Funded by the National Science Foundation (NSF), USA: 09/2018 - 08/2023
This CAREER award will support research that will contribute new knowledge in the field of stochastic engineering dynamics, promoting both the progress of science and advancing national prosperity. To analyze and eventually design structural systems, ranging from nano-resonators to civil infrastructure, requires potent mathematical tools to account for complex response behaviors as well as for the presence of uncertainties in the modeling process. Nevertheless, current state-of-the-art analysis techniques exhibit either the feature of high accuracy, or the feature of computational efficiency, but not both. This is inadequate for proper system analysis, design and optimization. This award supports fundamental research to adapt, extend, and apply path integral based mathematical tools to determine the response and assess the reliability of complex stochastic dynamical systems. The proposed methodology will have a major impact on the analysis and design of diverse dynamical systems and structures, and will contribute to a number of emerging technologies such as in nano-mechanics and energy harvesting. Therefore, results from this research will benefit the U.S. economy and society. Specifically, its unique feature of exhibiting both considerable accuracy and computational efficiency will push the current capabilities of stochastic analysis to unprecedented levels. This will lead to a paradigm shift in the optimization and design of diverse engineering systems ranging from nano-mechanical oscillators, to vibratory energy harvesters and civil infrastructure systems; thus, eventually reducing the cost and increasing the quality of such systems and structures. The diverse education and outreach plan will also impact the advancement of next-generation researchers and practicing engineers, as well as students and educators via the proposed teaching and learning innovations.

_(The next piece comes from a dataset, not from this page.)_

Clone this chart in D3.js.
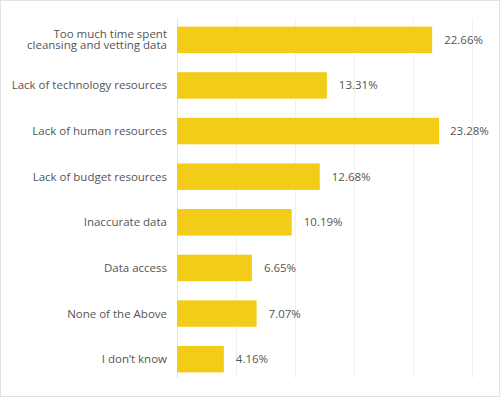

Available techniques for solving the governing equations and determining the stochastic response of dynamical systems can be broadly divided into two categories: a) those that exhibit high accuracy, but can handle a very small number of stochastic dimensions due to prohibitive computational cost, and b) those that can readily treat high-dimensional systems, but provide reliable estimates for low-order response statistics only (e.g. mean and standard deviation). In comparison to the current state-of-the-art techniques, the proposed path integral methodology will exhibit superior accuracy and computational efficiency. To achieve high accuracy the research approach is to account for higher order terms (fluctuations) in related path integral expansions. At the same time the error of the methodology will be quantified. To achieve high computational efficiency and account for a large number of stochastic dimensions (>100), the research approach is to explore highly sparse representations for the system response in conjunction with appropriate optimization algorithms. The methodology will also be versatile, accounting for cases of complex stochastic excitation and system modeling including fractional derivatives, and non-Gaussian, nonlinear, and hysteretic response behaviors.